В собор мы проникли каким-то боковым входом. Огромный храм был еще темен, сливающиеся с темнотой силуэты двух монахов, затепливающих лампады, бесшумно скользили. Огоньков все более и более прибавлялось. Золото иконостасов и икон выделялись все рельефнее, строгие лики святых вырисовывались. За густым ударом первого колокола потянулись черные фигуры монахов, совершающих поклоны перед иконами. Если простой монах встречает иеромонаха, то подходит под благословение. Нет толкотни, нет поспешности. Как будто все священнодействуют. Движения, манеры глубокопоясных поклонов проникнуты каким-то особым ритмом. Монастырь — не мир: все непривычно для мирянина и может показаться странным, далеким, ненужным.
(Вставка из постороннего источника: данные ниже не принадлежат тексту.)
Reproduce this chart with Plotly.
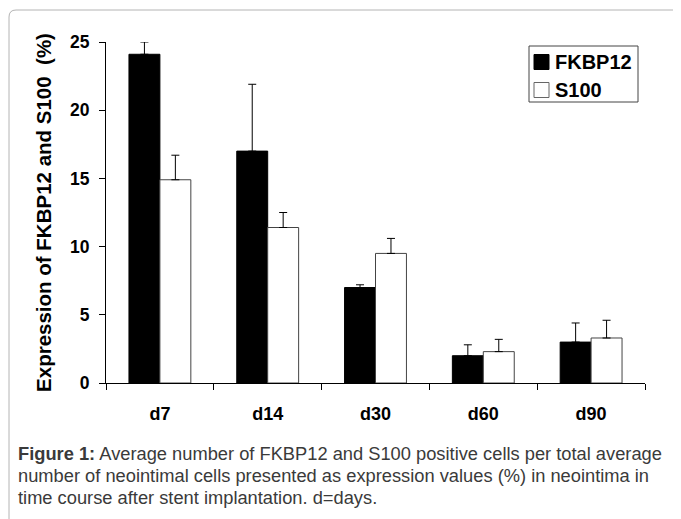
import plotly.graph_objects as go

categories = ["d7", "d14", "d30", "d60", "d90"]
fkbp12 = [24.1, 17.0, 7.0, 2.0, 3.0]
fkbp12_err_top = [25.0, 21.9, 7.2, 2.8, 4.4]
s100 = [14.9, 11.4, 9.5, 2.3, 3.3]
s100_err_top = [16.7, 12.5, 10.6, 3.2, 4.6]
y_ticks = [0, 5, 10, 15, 20, 25]
series_names = ["FKBP12", "S100"]
caption_lines = [
    "<b>Figure 1:</b> Average number of FKBP12 and S100 positive cells per total average",
    "number of neointimal cells presented as expression values (%) in neointima in",
    "time course after stent implantation. d=days.",
]

# page offset of the plot div (body margin 8px)
OFF = 8
W, H = 681 - OFF, 519 - OFF
# plot area in page pixels: x 106..645, y 42..383
PL, PR, PT, PB = 106, 645, 42, 383
L = PL - OFF
R = W - (PR - OFF)
T = PT - OFF
B = H - (PB - OFF)
pw, ph = PR - PL, PB - PT


def px(x):
    return (x - PL) / pw


def py(y):
    return (PB - y) / ph


fig = go.Figure()
fig.add_trace(go.Bar(
    name=series_names[0], x=categories, y=fkbp12,
    marker=dict(color="black", line=dict(color="black", width=1)),
    error_y=dict(type="data", symmetric=False,
                 array=[t - v for t, v in zip(fkbp12_err_top, fkbp12)],
                 arrayminus=[0] * len(fkbp12),
                 color="black", thickness=1, width=4),
))
fig.add_trace(go.Bar(
    name=series_names[1], x=categories, y=s100,
    marker=dict(color="white", line=dict(color="#444444", width=1)),
    error_y=dict(type="data", symmetric=False,
                 array=[t - v for t, v in zip(s100_err_top, s100)],
                 arrayminus=[0] * len(s100),
                 color="black", thickness=1, width=4),
))

font_main = "Liberation Sans, Arial, sans-serif"

fig.update_layout(
    width=W, height=H,
    margin=dict(l=L, r=R, t=T, b=B, autoexpand=False),
    paper_bgcolor="white", plot_bgcolor="white",
    barmode="group", bargap=0.426, bargroupgap=0,
    showlegend=False,
    font=dict(family=font_main, color="black"),
    xaxis=dict(
        type="category", tickson="boundaries",
        showline=True, linecolor="black", linewidth=1,
        ticks="outside", ticklen=6, tickcolor="black", tickwidth=1,
        tickfont=dict(family=font_main, size=18, color="black", weight="bold"),
        ticklabelstandoff=14,
        showgrid=False, zeroline=False,
    ),
    yaxis=dict(
        range=[0, 25], tickvals=y_ticks,
        showline=True, linecolor="black", linewidth=1,
        ticks="outside", ticklen=6, tickcolor="black", tickwidth=1,
        tickfont=dict(family=font_main, size=17.5, color="black", weight="bold"),
        ticklabelstandoff=6,
        showgrid=False, zeroline=False,
        title=dict(text="Expression of FKBP12 and S100  (%)",
                   font=dict(family=font_main, size=20.5, color="black", weight="bold"),
                   standoff=12),
    ),
)

# outer frame with rounded top-left corner
r = 7
lx, ty, rx, by = px(9), py(10), px(700), py(540)
path = f"M {lx},{by} L {lx},{py(10 + r)} Q {lx},{ty} {px(9 + r)},{ty} L {rx},{ty}"
fig.add_shape(type="path", path=path, xref="paper", yref="paper",
              line=dict(color="#b4b4b4", width=1))

# legend box
fig.add_shape(type="rect", xref="paper", yref="paper",
              x0=px(529), x1=px(638), y0=py(102), y1=py(46),
              line=dict(color="#444444", width=1), fillcolor="white")
legend_items = [("black", "black", 62), ("white", "#666666", 90)]
for name, (fill, edge, cy) in zip(series_names, legend_items):
    fig.add_shape(type="rect", xref="paper", yref="paper",
                  x0=px(534), x1=px(549), y0=py(cy + 7.5), y1=py(cy - 7.5),
                  line=dict(color=edge, width=1), fillcolor=fill)
    fig.add_annotation(text=f"<b>{name}</b>", xref="paper", yref="paper",
                       x=px(553), y=py(cy), xanchor="left", yanchor="middle",
                       showarrow=False,
                       font=dict(family=font_main, size=20, color="black"))

# caption
for i, line in enumerate(caption_lines):
    fig.add_annotation(text=line, xref="paper", yref="paper",
                       x=px(16), y=py(453 + 22 * i), xanchor="left", yanchor="middle",
                       align="left", showarrow=False,
                       font=dict(family=font_main, size=18.3, color="#3a3a3a"))

fig.write_html("out.html")
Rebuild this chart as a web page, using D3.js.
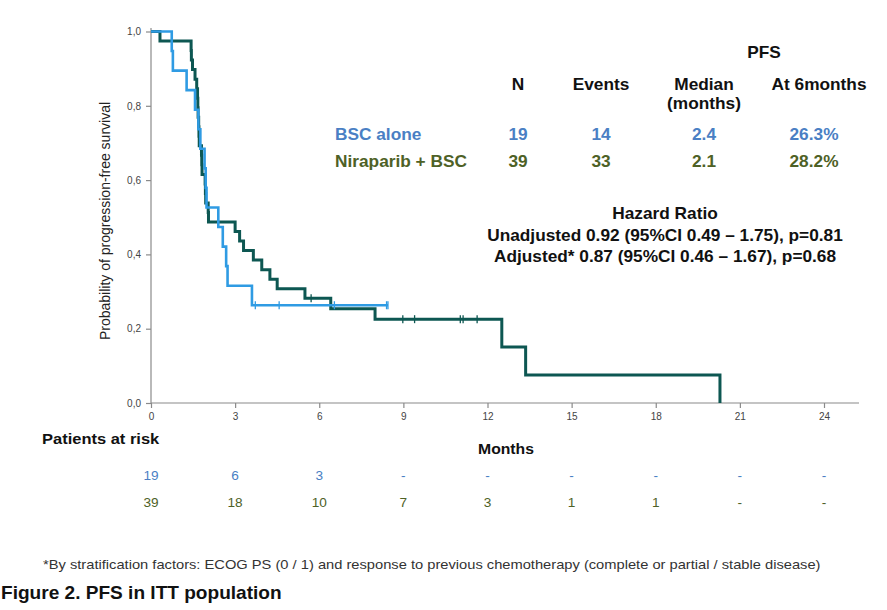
<!DOCTYPE html>
<html>
<head>
<meta charset="utf-8">
<script src="https://cdn.jsdelivr.net/npm/d3@7"></script>
<style>
  body { margin: 0; background: #fff; }
  text { font-family: "Liberation Sans", Arial, sans-serif; }
</style>
</head>
<body>
<script>
var w = 887,
    h = 610;

// Event / censor times (months)
var bscEvents = [0.74, 0.78, 1.27, 1.57, 1.69, 1.76, 1.91, 1.95, 1.98, 2.40, 2.56, 2.68, 2.73, 3.60];
var bscCensored = [3.72, 4.57, 6.54, 8.40, 8.45];
var niraEvents = [0.32, 1.43, 1.44, 1.48, 1.57, 1.63, 1.66, 1.67, 1.68, 1.70, 1.71, 1.72,
                  1.80, 1.81, 1.82, 1.93, 1.94, 1.95, 2.04, 2.05,
                  3.00, 3.16, 3.30, 3.65, 3.95, 4.24, 4.50, 5.49, 6.41, 7.99, 12.51, 13.36, 20.29];
var niraCensored = [5.71, 8.98, 9.40, 11.03, 11.13, 11.63];

var xTicks = [0, 3, 6, 9, 12, 15, 18, 21, 24];
var yTicks = [0, 0.2, 0.4, 0.6, 0.8, 1.0];

// Numbers at risk
var riskBsc = ['19', '6', '3', '-', '-', '-', '-', '-', '-'];
var riskNira = ['39', '18', '10', '7', '3', '1', '1', '-', '-'];

// Summary table
var tableHeaders = ['N', 'Events', 'Median', 'At 6months'];
var groupNames = ['BSC alone', 'Niraparib + BSC'];
var bscRow = ['19', '14', '2.4', '26.3%'];
var niraRow = ['39', '33', '2.1', '28.2%'];
var hrLines = ['Hazard Ratio',
               'Unadjusted 0.92 (95%CI 0.49 \u2013 1.75), p=0.81',
               'Adjusted* 0.87 (95%CI 0.46 \u2013 1.67), p=0.68'];

var lineBlue = '#2f9be3',
    lineGreen = '#0d5752',
    textBlue = '#4a7fc4',
    textGreen = '#4e6126';

var svg = d3.select('body')
            .append('svg')
            .attr('width', w)
            .attr('height', h);

var x = d3.scaleLinear().domain([0, 24]).range([151, 824]);
var y = d3.scaleLinear().domain([0, 1]).range([403, 31.5]);

// the original text is a little wider than Arial, stretch it sideways
function label(px, py, str, opts) {
  var t = svg.append('text')
             .attr('transform', 'translate(' + px + ',' + py + ') scale(' + (opts.sx || 1) + ',1)')
             .attr('text-anchor', opts.anchor || 'start')
             .attr('fill', opts.fill || '#111')
             .style('font-size', opts.size + 'px')
             .style('font-weight', opts.bold ? 'bold' : 'normal')
             .text(str);
  return t;
}

// axes
var xAxis = svg.append('g')
               .attr('transform', 'translate(0,403)')
               .call(d3.axisBottom(x).tickValues(xTicks).tickSize(5).tickPadding(5));
xAxis.select('.domain').remove();
xAxis.append('line').attr('x1', 151).attr('x2', 859).attr('y1', 0).attr('y2', 0);

var yAxis = svg.append('g')
               .attr('transform', 'translate(151,0)')
               .call(d3.axisLeft(y).tickValues(yTicks).tickSize(5).tickPadding(5)
                       .tickFormat(function(d) { return d3.format('.1f')(d).replace('.', ','); }));
yAxis.select('.domain').remove();
yAxis.append('line').attr('x1', 0).attr('x2', 0).attr('y1', 28).attr('y2', 403);

svg.selectAll('.tick line, g > line').attr('stroke', '#8a8a8a').attr('stroke-width', 1.2);
svg.selectAll('.tick text')
   .style('font-family', '"Liberation Sans", Arial, sans-serif')
   .style('font-size', '10px')
   .attr('fill', '#444');

svg.append('text')
   .attr('transform', 'translate(110,221) rotate(-90)')
   .attr('text-anchor', 'middle')
   .style('font-size', '14px')
   .attr('fill', '#222')
   .text('Probability of progression-free survival');

// Kaplan-Meier step function from event and censor times
function km(events, censored, n) {
  var all = events.map(function(t) { return {t: t, e: 1}; })
                  .concat(censored.map(function(t) { return {t: t, e: 0}; }))
                  .sort(function(a, b) { return a.t - b.t; });
  var s = 1, atRisk = n, pts = [[0, 1]], marks = [];
  all.forEach(function(d) {
    if (d.e) {
      s = s * (atRisk - 1) / atRisk;
      pts.push([d.t, s]);
    } else {
      marks.push([d.t, s]);
    }
    atRisk -= 1;
  });
  var last = all[all.length - 1];
  pts.push([last.t, s]);
  return {pts: pts, marks: marks};
}

var line = d3.line()
             .x(function(d) { return x(d[0]); })
             .y(function(d) { return y(d[1]); })
             .curve(d3.curveStepAfter);

var groups = [
  {data: km(niraEvents, niraCensored, 39), color: lineGreen, width: 3},
  {data: km(bscEvents, bscCensored, 19), color: lineBlue, width: 2.6}
];

groups.forEach(function(g) {
  svg.append('path')
     .attr('d', line(g.data.pts))
     .attr('fill', 'none')
     .attr('stroke', g.color)
     .attr('stroke-width', g.width);
  svg.selectAll(null)
     .data(g.data.marks)
     .enter()
     .append('line')
     .attr('x1', function(d) { return x(d[0]); })
     .attr('x2', function(d) { return x(d[0]); })
     .attr('y1', function(d) { return y(d[1]) - 4; })
     .attr('y2', function(d) { return y(d[1]) + 4; })
     .attr('stroke', g.color)
     .attr('stroke-width', 1.3);
});

// numbers at risk
label(42, 444, 'Patients at risk', {size: 15, bold: true, sx: 1.1});
label(506, 454, 'Months', {size: 15, bold: true, anchor: 'middle', sx: 1.05});

[[riskBsc, textBlue, 480], [riskNira, textGreen, 507]].forEach(function(r) {
  r[0].forEach(function(d, i) {
    label(x(xTicks[i]), r[2], d, {size: 13, fill: r[1], anchor: 'middle', sx: 1.05});
  });
});

// summary table
var colX = [518, 601, 704, 819];
var tab = {size: 16, bold: true, anchor: 'middle', sx: 1.08};

label(764, 58, 'PFS', tab);
tableHeaders.forEach(function(d, i) { label(colX[i], 90, d, tab); });
label(colX[2], 109, '(months)', tab);

[[bscRow, textBlue, 140], [niraRow, textGreen, 167]].forEach(function(r, k) {
  label(335, r[2], groupNames[k], {size: 16, bold: true, fill: r[1], sx: 1.08});
  r[0].forEach(function(d, i) {
    label(i === 3 ? colX[i] - 5 : colX[i], r[2], d,
          {size: 16, bold: true, fill: r[1], anchor: 'middle', sx: 1.08});
  });
});

hrLines.forEach(function(d, i) {
  label(665, 219 + i * 21.5, d, {size: 16, bold: true, anchor: 'middle', sx: 1.08});
});

// footnote and caption
label(43, 569, '*By stratification factors: ECOG PS (0 / 1) and response to previous chemotherapy (complete or partial / stable disease)',
      {size: 13, fill: '#333', sx: 1.13});
label(1, 599, 'Figure 2. PFS in ITT population', {size: 18, bold: true, sx: 1.06});
</script>
</body>
</html>
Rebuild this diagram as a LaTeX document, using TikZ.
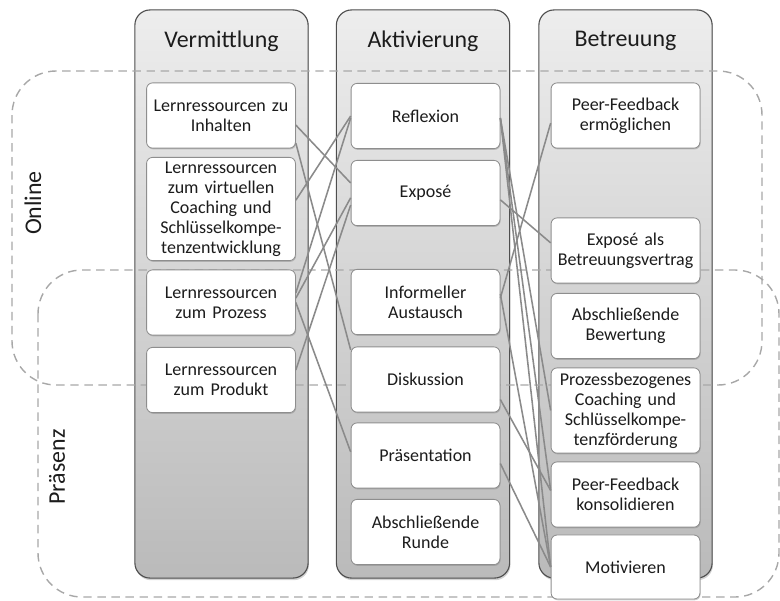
\documentclass[tikz,border=0pt]{standalone}
\usepackage{fontspec}
\setmainfont{Carlito}
\usetikzlibrary{positioning, shadows}

\definecolor{linkgray}{HTML}{8A8A8A}
\definecolor{zonegray}{HTML}{A8A8A8}
\definecolor{colframe}{HTML}{4E4E4E}
\definecolor{boxframe}{HTML}{8E8E8E}
\definecolor{ink}{HTML}{1C1C1C}

\tikzset{
  column/.style={draw=colframe, line width=0.8pt, rounded corners=0.38cm,
    top color=black!7, bottom color=black!27, minimum width=4.33cm, minimum height=14.2cm,
    drop shadow={shadow xshift=0.6pt, shadow yshift=-1.5pt, opacity=0.35}},
  heading/.style={font=\fontsize{17}{20}\selectfont, text=ink},
  item/.style={draw=boxframe, line width=0.6pt, fill=white, rounded corners=0.15cm,
    minimum width=3.72cm, minimum height=1.63cm, text width=3.6cm, align=center, inner sep=0pt,
    font=\fontsize{12.8}{14.2}\selectfont, text=ink,
    drop shadow={shadow xshift=0.5pt, shadow yshift=-0.9pt, opacity=0.4}},
  zone/.style={draw=zonegray, line width=1pt, dash pattern=on 6pt off 4pt, rounded corners=1.1cm},
  zonelabel/.style={rotate=90, font=\fontsize{17}{20}\selectfont, text=ink},
  link/.style={draw=linkgray, line width=1.1pt}
}

\begin{document}
\begin{tikzpicture}[x=0.025cm, y=-0.025cm]
\useasboundingbox (0,0) rectangle (780,600);

\node[column] (colV) at (221.5,294) {};
\node[column] (colA) at (423,294) {};
\node[column] (colB) at (625.5,294) {};
\node[heading] (hV) at (221.5,41) {Vermittlung};
\node[heading] (hA) at (423,41) {Aktivierung};
\node[heading] (hB) at (625.5,41) {Betreuung};

\draw[zone] (12,71) rectangle (762,385);
\draw[zone] (38,270) rectangle (779,597);
\node[zonelabel] (online) at (33,203) {Online};
\node[zonelabel] (praesenz) at (57,467) {Präsenz};

\node[item] (v1) at (221,115.5) {Lernressourcen zu\\Inhalten};
\node[item, minimum height=2.58cm] (v2) at (221,209) {Lernressourcen\\zum virtuellen\\Coaching und\\Schlüsselkompe-\\tenzentwicklung};
\node[item] (v3) at (221,302.5) {Lernressourcen\\zum Prozess};
\node[item] (v4) at (221,380) {Lernressourcen\\zum Produkt};

\node[item] (a1) at (425.5,116) {Reflexion};
\node[item] (a2) at (425.5,193) {Exposé};
\node[item] (a3) at (425.5,302) {Informeller\\Austausch};
\node[item] (a4) at (425.5,379.5) {Diskussion};
\node[item] (a5) at (425.5,455.5) {Präsentation};
\node[item] (a6) at (425.5,532) {Abschließende\\Runde};

\node[item] (b1) at (625.5,115.5) {Peer-Feedback\\ermöglichen};
\node[item] (b2) at (625.5,250.5) {Exposé als\\Betreuungsvertrag};
\node[item] (b3) at (625.5,326) {Abschließende\\Bewertung};
\node[item, minimum height=2.13cm] (b4) at (625.5,410.5) {Prozessbezogenes\\Coaching und\\Schlüsselkompe-\\tenzförderung};
\node[item] (b5) at (625.5,494.5) {Peer-Feedback\\konsolidieren};
\node[item, minimum height=1.6cm] (b6) at (625.5,567) {Motivieren};

\draw[link] ([yshift=-0.24cm]v1.east) -- ([yshift=0.25cm]a2.west);
\draw[link] ([yshift=-0.69cm]v1.east) -- ([yshift=0.74cm]a4.west);
\draw[link] ([yshift=0.22cm]v2.east) -- (a1.west);
\draw[link] ([yshift=0.24cm]v3.east) -- ([yshift=-0.05cm]a1.west);
\draw[link] ([yshift=0.11cm]v3.east) -- ([yshift=-0.12cm]a2.west);
\draw[link] (v3.east) -- ([yshift=0.09cm]a5.west);
\draw[link] ([yshift=0.25cm]v4.east) -- ([yshift=-0.3cm]a2.west);

\draw[link] ([yshift=-0.05cm]a1.east) -- (b6.west);
\draw[link] ([yshift=-0.05cm]a1.east) -- ([yshift=0.1cm]b5.west);
\draw[link] ([yshift=-0.05cm]a1.east) -- (b4.west);
\draw[link] ([yshift=-0.17cm]a2.east) -- ([yshift=0.19cm]b2.west);
\draw[link] ([yshift=0.1cm]a3.east) -- ([yshift=-0.19cm]b1.west);
\draw[link] ([yshift=0.2cm]a3.east) -- (b6.west);
\draw[link] ([yshift=-0.5cm]a4.east) -- ([yshift=0.1cm]b5.west);
\draw[link] ([yshift=-0.2cm]a5.east) -- (b6.west);
\end{tikzpicture}
\end{document}
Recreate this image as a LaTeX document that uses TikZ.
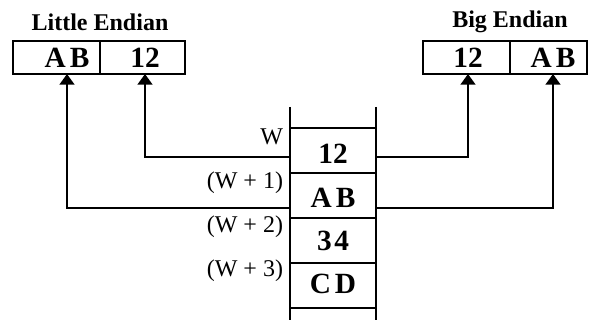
\documentclass[tikz,border=0pt]{standalone}
\usepackage{fontspec}
\setmainfont{Liberation Serif}
\usetikzlibrary{arrows.meta}
\begin{document}
\begin{tikzpicture}[x=0.75pt,y=-0.75pt,
  every node/.style={inner sep=0pt,outer sep=0pt},
  box/.style={draw,line width=1.9pt,minimum height=24.75pt},
  mem/.style={draw,line width=1.9pt,minimum width=64.5pt,minimum height=33.75pt},
  val/.style={font=\fontsize{22}{24}\selectfont\bfseries},
  ttl/.style={font=\fontsize{18}{20}\selectfont\bfseries},
  addr/.style={font=\fontsize{18}{20}\selectfont,anchor=east},
  conn/.style={line width=1.9pt,-{Triangle[length=8pt,width=11pt]}},
  rail/.style={line width=1.9pt}]
\useasboundingbox (0,0) rectangle (589,320);
% top boxes
\node[box,minimum width=65.25pt] (LA) at (56.5,57.5) {};
\node[box,minimum width=63.75pt] (L12) at (142.5,57.5) {};
\node[box,minimum width=65.25pt] (B12) at (466.5,57.5) {};
\node[box,minimum width=57.75pt] (BAB) at (548.5,57.5) {};
\node[val] (tLA) at (67,58) {A\kern3pt B};
\node[val] (tL12) at (145,58) {12};
\node[val] (tB12) at (468,58) {12};
\node[val] (tBAB) at (553,58) {A\kern3pt B};
\node[ttl] (tl) at (100,22) {Little Endian};
\node[ttl] (tb) at (510,22) {Big Endian};
% memory rails
\draw[rail] (290,107) -- (290,320);
\draw[rail] (376,107) -- (376,320);
% memory cells
\node[mem] (m12) at (333,150.5) {};
\node[mem] (mAB) at (333,195.5) {};
\node[mem] (m34) at (333,240.5) {};
\node[mem] (mCD) at (333,285.5) {};
\draw[rail] (290,308) -- (376,308);
\node[val] at (333,154) {12};
\node[val] at (333,198) {A\kern3pt B};
\node[val] at (333,241) {3\kern2pt 4};
\node[val] at (333,284) {C\kern3pt D};
% addresses
\node[addr] (aW) at (283,137) {W};
\node[addr] (a1) at (283,183) {(W + 1)};
\node[addr] (a2) at (283,227) {(W + 2)};
\node[addr] (a3) at (283,271) {(W + 3)};
% connectors
\coordinate (c12) at (0,157);
\coordinate (cAB) at (0,208);
\draw[conn] (m12.west |- c12) -| (tL12 |- L12.south);
\draw[conn] (mAB.west |- cAB) -| (tLA |- LA.south);
\draw[conn] (m12.east |- c12) -| (tB12 |- B12.south);
\draw[conn] (mAB.east |- cAB) -| (tBAB |- BAB.south);
\end{tikzpicture}
\end{document}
— Одну минуту, — шепнул Дима, — простите. И поспешно подошел к худощавому высокому монаху, только что вошедшему, получив благословение, трижды облобызался и вошел вместе с ним в алтарь. Это был отец Паисий, архимандрит и духовник Димы, но я об этом узнала много позднее. «Нет, он положительно здесь свой человек», — думала я. Гусар… Монахи… Нет, нет, не вяжется. Что-то знал Дима, что-то таил в себе, но это «что-то» мне пока не было известно. Не знаю, что больше поразило, потрясло меня. Служба ли наша православная — величавая, строгая, монастырская? Или хор? Или монастырские напевы? Или тенор рыдающий овладел душой моей? Тенор сплетался часто с не менее красивым баритоном, а октава с хором аккомпанировали, как оркестр. Ничего подобного не слыхала я в своей жизни. Пел голос, или пела душа этого тенора-монаха? Не знаю. Напев ли, мотив ли монастырский особенный, строгий и грустный, проникновенный и призывающий, только глянул в душу мою мир загадочный, неведомый, необычный, внутри что-то растопилось, потеплело. На обратном пути мне очень хотелось пожать, погладить руку Димы, но то, что он делал так просто, так естественно, у меня бы не вышло, и я ограничилась словами:
— Как чудесно! Спасибо!
Мы оба были наполнены, насыщены излучением светлых, благоговейных чувств, в ушах еще звучало «Слава в вышних Богу, и на земле мир, в человецех благоволение».
По дороге Дима рассказал мне о слепом монахе-теноре. В каком-то волжском городе, название я забыла, также и фамилию родителей монаха, жили очень богатые купцы. И муж, и жена были уже не молоды, и не благословил их Господь детками. Родится и тотчас умирает, или, самое большее, с годик проживет. Оба были религиозны и жизнь вели праведную, вымолили чуть не на старости лет сына и обещали его Господу. Мальчик рос крепенький, здоровенький четырех лет уже в церкви, в алтаре прислуживал, но притягивал его хор церковный, нет-нет, да и убежит из алтаря на хоры. А к шести годам все молитвы знал, и тоненьким голосом вместе с хором пел. «Абсолютный слух», — говорил регент о нем. Когда ему было четырнадцать лет, умер регент хора. Мальчик, заменявший его во время его болезни, так и остался регентом, и все ему певцы, даже седовласые, подчинились. Знал все службы и простые, и воскресные, праздников двунадесятых, Пасхи, Рождества, наизусть. И так вел хор, как никто, говорили. Услышит что, или сам разучит на своей фисгармонии, сейчас же на ноты для всех голосов напишет. И учиться ему было не у кого и не к чему, самородок. Креп и голос его, и тембр сделался необыкновенным, в душу проникающим, молиться, каяться, плакать заставлял, а зрение становилось все хуже да хуже.